▶ [Given problem]:
Up to and including the line with "(67,768) rectangle (1568,926.5);", write out the listing from its first line, minus the pictures.

▶ [Given data]:
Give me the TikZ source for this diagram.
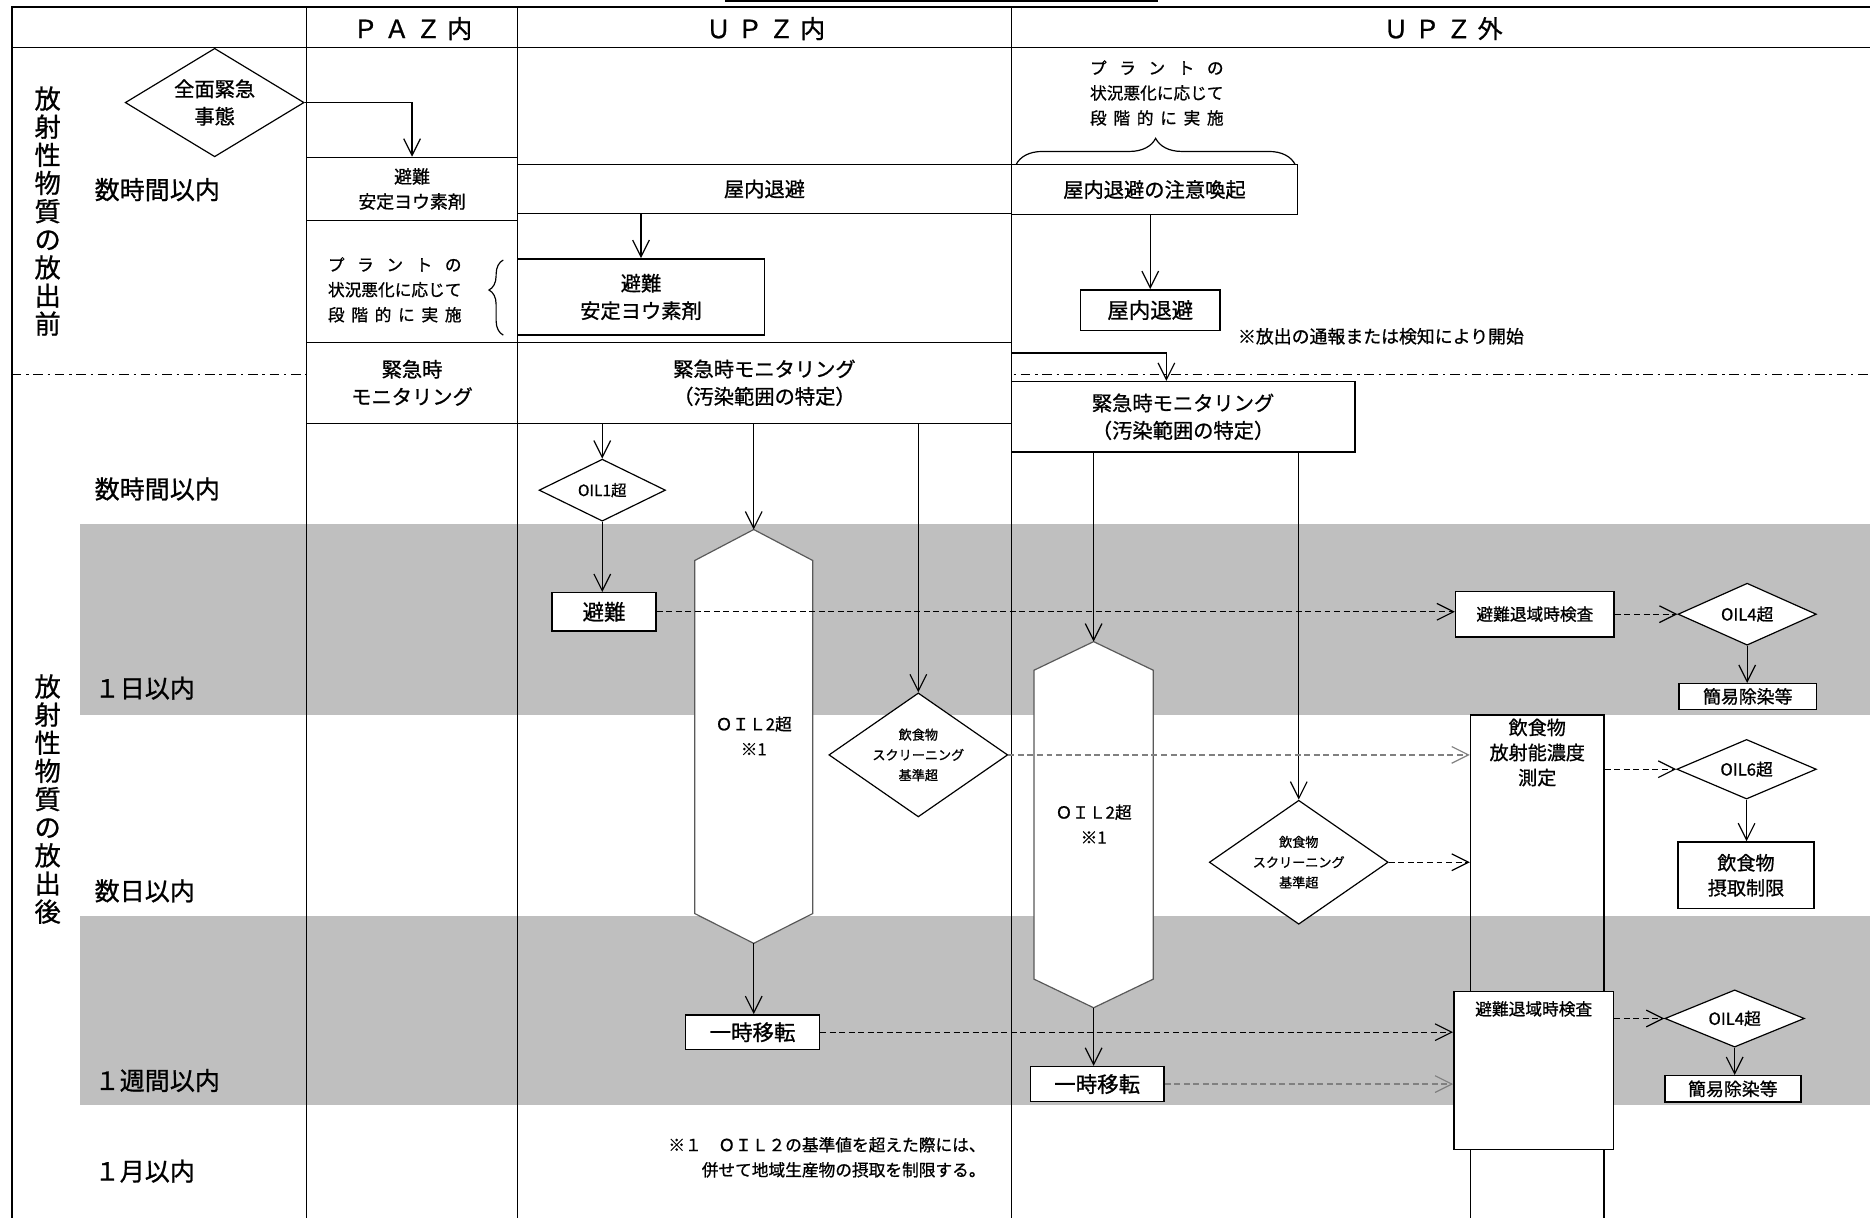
\documentclass[tikz,border=0pt]{standalone}
\usepackage{fontspec}
\setmainfont{Noto Sans CJK JP}[RawFeature={embolden=0.9}]
\usetikzlibrary{arrows.meta,shapes.geometric,decorations.pathreplacing}
\definecolor{bandgray}{RGB}{191,191,191}
\newcommand{\spr}[2]{\makebox[#1][s]{#2}}
\begin{document}
\begin{tikzpicture}[x={(0.5pt,0pt)}, y={(0pt,-0.5pt)},
  tl/.style={line width=0.6pt},
  bx/.style={draw, line width=0.6pt, fill=white, inner sep=0pt, align=center},
  dm/.style={draw, diamond, line width=0.5pt, fill=white, inner sep=0pt, align=center},
  arr/.style={line width=0.5pt, -{Straight Barb[length=7pt,width=7pt]}},
  darr/.style={arr, dash pattern=on 2.5pt off 1.5pt},
  gdarr/.style={arr, draw=black!50, dash pattern=on 2.5pt off 1.5pt},
  hexs/.style={draw=black!65, line width=0.5pt, fill=white},
  f55/.style={font=\fontsize{5.5pt}{8.5pt}\selectfont},
  f65/.style={font=\fontsize{6.5pt}{8pt}\selectfont},
  f7/.style={font=\fontsize{7pt}{10.5pt}\selectfont},
  f75/.style={font=\fontsize{7.5pt}{10.5pt}\selectfont},
  f8/.style={font=\fontsize{8pt}{10.5pt}\selectfont},
  f85/.style={font=\fontsize{8.5pt}{11.5pt}\selectfont},
  f9/.style={font=\fontsize{9pt}{11pt}\selectfont},
  f10/.style={font=\fontsize{10.5pt}{12pt}\selectfont},
  lab/.style={anchor=west, inner sep=0pt, font=\fontsize{10.5pt}{12pt}\selectfont},
  vlab/.style={align=center, font=\fontsize{11pt}{11.8pt}\selectfont}
]
\useasboundingbox (0,0) rectangle (1568,1021);

% grey bands
\fill[bandgray] (67,439.5) rectangle (1568,599.5);
\fill[bandgray] (67,768) rectangle (1568,926.5);

% table frame
\draw[line width=1pt] (608,1) -- (971,1);
\draw[tl] (10,1025) -- (10,6) -- (1568,6);
\draw[tl] (10,40) -- (1568,40);
\draw[tl] (257,6) -- (257,1025);
\draw[tl] (434,6) -- (434,1025);
\draw[tl] (848,6) -- (848,1025);
\draw[line width=0.5pt, dash pattern=on 4pt off 2pt on 1pt off 2pt] (10,314) -- (1568,314);

% headers
\node[f10] (hpaz) at (346,24) {\spr{50pt}{Ｐ\hfill Ａ\hfill Ｚ\hfill 内}};
\node[f10] (hupzin) at (642,24) {\spr{50pt}{Ｕ\hfill Ｐ\hfill Ｚ\hfill 内}};
\node[f10] (hupzout) at (1210,24) {\spr{50pt}{Ｕ\hfill Ｐ\hfill Ｚ\hfill 外}};

% side labels
\node[vlab] (vpre) at (40,177) {放\\射\\性\\物\\質\\の\\放\\出\\前};
\node[vlab] (vpost) at (40,670) {放\\射\\性\\物\\質\\の\\放\\出\\後};
\node[lab] (t1) at (79,159) {数時間以内};
\node[lab] (t2) at (79,410) {数時間以内};
\node[lab] (t3) at (79,577) {１日以内};
\node[lab] (t4) at (79,747) {数日以内};
\node[lab] (t5) at (79,906) {１週間以内};
\node[lab] (t6) at (79,982) {１月以内};

% before release
\node[dm, shape aspect=1.65, minimum width=75pt, minimum height=45.5pt, f85] (emerg) at (180,86) {全面緊急\\事態};
\node[bx, minimum width=88.5pt, minimum height=26.5pt, f75] (pazevac) at (345.5,158.5) {避難\\安定ヨウ素剤};
\draw[arr] (emerg.east) -| (pazevac.north);

\node[bx, minimum width=207pt, minimum height=20.5pt, f85] (ushelter) at (641,158.5) {屋内退避};
\node[bx, minimum width=120pt, minimum height=21pt, f85] (oalert) at (968,159) {屋内退避の注意喚起};

\node[f7, align=center] (oplant) at (970,78) {\spr{8em}{プ\hfill ラ\hfill ン\hfill ト\hfill の}\\状況悪化に応じて\\\spr{8em}{段\hfill 階\hfill 的\hfill に\hfill 実\hfill 施}};
\draw[line width=0.5pt, decorate, decoration={brace, amplitude=11pt}] (852,138) -- (1086,138);

\node[bx, minimum width=103.5pt, minimum height=32pt, f85] (uevac) at (537.5,249) {避難\\安定ヨウ素剤};
\draw[arr] (uevac.north |- ushelter.south) -- (uevac.north);

\node[f7, align=center] (pazplant) at (331,243) {\spr{8em}{プ\hfill ラ\hfill ン\hfill ト\hfill の}\\状況悪化に応じて\\\spr{8em}{段\hfill 階\hfill 的\hfill に\hfill 実\hfill 施}};
\draw[line width=0.5pt, decorate, decoration={brace, amplitude=6pt, aspect=0.6}] (422,281) -- (422,218);

\node[bx, minimum width=58.5pt, minimum height=17pt, f9] (oshelter) at (964.5,260) {屋内退避};
\draw[arr] (oshelter.north |- oalert.south) -- (oshelter.north);
\node[f75, anchor=west] (note) at (1031,282) {※放出の通報または検知により開始};

% monitoring
\node[bx, minimum width=88.5pt, minimum height=34pt, f85] (pazmon) at (345.5,321) {緊急時\\モニタリング};
\node[bx, minimum width=207pt, minimum height=34pt, f85] (umon) at (641,321) {緊急時モニタリング\\（汚染範囲の特定）};
\node[bx, minimum width=144pt, minimum height=29.5pt, f85] (omon) at (992,349.5) {緊急時モニタリング\\（汚染範囲の特定）};
\coordinate (jn) at (978,296);
\draw[arr] (umon.east |- jn) -- (jn) -- (jn |- omon.north);

% UPZ inside, after release
\node[dm, shape aspect=2, minimum width=53pt, minimum height=26pt, f65] (oil1) at (505,411) {OIL1超};
\draw[arr] (oil1.north |- umon.south) -- (oil1.north);
\node[bx, minimum width=43.5pt, minimum height=16pt, f9] (uevac2) at (506.5,513) {避難};
\draw[arr] (oil1.south) -- (oil1.south |- uevac2.north);

\draw[hexs] (632,444) coordinate (h1t) -- (681.5,470) -- (681.5,766) -- (632,791) coordinate (h1b) -- (582.5,766) -- (582.5,470) -- cycle;
\node[f7, align=center] (h1txt) at (632,617) {ＯＩＬ2超\\※1};
\draw[arr] (h1t |- umon.south) -- (h1t);
\node[bx, minimum width=56pt, minimum height=14.5pt, f9] (umove) at (631,865.5) {一時移転};
\draw[arr] (h1b) -- (h1b |- umove.north);

\node[dm, shape aspect=1.44, minimum width=75pt, minimum height=52pt, f55] (uscr) at (770,633) {飲食物\\スクリーニング\\基準超};
\draw[arr] (uscr.north |- umon.south) -- (uscr.north);

% UPZ outside, after release
\draw[hexs] (917,538) coordinate (h2t) -- (967,562) -- (967,821) -- (917,845) coordinate (h2b) -- (867,821) -- (867,562) -- cycle;
\node[f7, align=center] (h2txt) at (917,691) {ＯＩＬ2超\\※1};
\draw[arr] (h2t |- omon.south) -- (h2t);
\node[bx, minimum width=56pt, minimum height=14.75pt, f9] (omove) at (920,909) {一時移転};
\draw[arr] (h2b) -- (h2b |- omove.north);

\node[dm, shape aspect=1.44, minimum width=75pt, minimum height=52pt, f55] (oscr) at (1089,723) {飲食物\\スクリーニング\\基準超};
\draw[arr] (oscr.north |- omon.south) -- (oscr.north);

% right column
\node[draw, line width=0.6pt, inner sep=0pt, minimum width=56pt, minimum height=240pt, anchor=north] (meas) at (1289,599) {};
\node[f8, align=center] (meast) at (1289,631) {飲食物\\放射能濃度\\測定};

\node[bx, minimum width=66.5pt, minimum height=19pt, f7] (exam1) at (1287,515) {避難退域時検査};
\node[dm, shape aspect=2.25, minimum width=58pt, minimum height=26pt, f7] (oil4a) at (1465,515) {OIL4超};
\node[bx, minimum width=57.5pt, minimum height=10.75pt, f75] (decon1) at (1465.5,584) {簡易除染等};
\draw[darr] (exam1.east) -- (oil4a.west);
\draw[arr] (oil4a.south) -- (oil4a.south |- decon1.north);

\node[dm, shape aspect=2.25, minimum width=58.5pt, minimum height=25pt, f7] (oil6) at (1464.5,645) {OIL6超};
\draw[darr] (meas.east |- oil6.west) -- (oil6.west);
\node[bx, minimum width=57pt, minimum height=28pt, f8] (intake) at (1464,734) {飲食物\\摂取制限};
\draw[arr] (oil6.south) -- (oil6.south |- intake.north);

\node[bx, minimum width=67pt, minimum height=66.25pt] (exam2) at (1286,897.75) {};
\node[f7] (exam2t) at (1286,846) {避難退域時検査};
\node[dm, shape aspect=2.4, minimum width=58.5pt, minimum height=24pt, f7] (oil4b) at (1454.5,854) {OIL4超};
\draw[darr] (exam2.east |- oil4b.west) -- (oil4b.west);
\node[bx, minimum width=57pt, minimum height=11pt, f75] (decon2) at (1453,913) {簡易除染等};
\draw[arr] (oil4b.south) -- (oil4b.south |- decon2.north);

% long dashed connectors
\draw[darr] (uevac2.east) -- (uevac2.east -| exam1.west);
\draw[gdarr] (uscr.east) -- (uscr.east -| meas.west);
\draw[darr] (umove.east) -- (umove.east -| exam2.west);
\draw[gdarr] (omove.east) -- (omove.east -| exam2.west);
\draw[darr] (oscr.east) -- (oscr.east -| meas.west);

% footnote
\node[f7, align=left, anchor=north west, inner sep=0pt] (foot) at (560,953) {※１　ＯＩＬ２の基準値を超えた際には、\\\hspace{2em}併せて地域生産物の摂取を制限する。};
\end{tikzpicture}
\end{document}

▶ [Finished exercise]:
Give me the TikZ source for this diagram.
\documentclass[tikz,border=0pt]{standalone}
\usepackage{fontspec}
\setmainfont{Noto Sans CJK JP}[RawFeature={embolden=0.9}]
\usetikzlibrary{arrows.meta,shapes.geometric,decorations.pathreplacing}
\definecolor{bandgray}{RGB}{191,191,191}
\newcommand{\spr}[2]{\makebox[#1][s]{#2}}
\begin{document}
\begin{tikzpicture}[x={(0.5pt,0pt)}, y={(0pt,-0.5pt)},
  tl/.style={line width=0.6pt},
  bx/.style={draw, line width=0.6pt, fill=white, inner sep=0pt, align=center},
  dm/.style={draw, diamond, line width=0.5pt, fill=white, inner sep=0pt, align=center},
  arr/.style={line width=0.5pt, -{Straight Barb[length=7pt,width=7pt]}},
  darr/.style={arr, dash pattern=on 2.5pt off 1.5pt},
  gdarr/.style={arr, draw=black!50, dash pattern=on 2.5pt off 1.5pt},
  hexs/.style={draw=black!65, line width=0.5pt, fill=white},
  f55/.style={font=\fontsize{5.5pt}{8.5pt}\selectfont},
  f65/.style={font=\fontsize{6.5pt}{8pt}\selectfont},
  f7/.style={font=\fontsize{7pt}{10.5pt}\selectfont},
  f75/.style={font=\fontsize{7.5pt}{10.5pt}\selectfont},
  f8/.style={font=\fontsize{8pt}{10.5pt}\selectfont},
  f85/.style={font=\fontsize{8.5pt}{11.5pt}\selectfont},
  f9/.style={font=\fontsize{9pt}{11pt}\selectfont},
  f10/.style={font=\fontsize{10.5pt}{12pt}\selectfont},
  lab/.style={anchor=west, inner sep=0pt, font=\fontsize{10.5pt}{12pt}\selectfont},
  vlab/.style={align=center, font=\fontsize{11pt}{11.8pt}\selectfont}
]
\useasboundingbox (0,0) rectangle (1568,1021);

% grey bands
\fill[bandgray] (67,439.5) rectangle (1568,599.5);
\fill[bandgray] (67,768) rectangle (1568,926.5);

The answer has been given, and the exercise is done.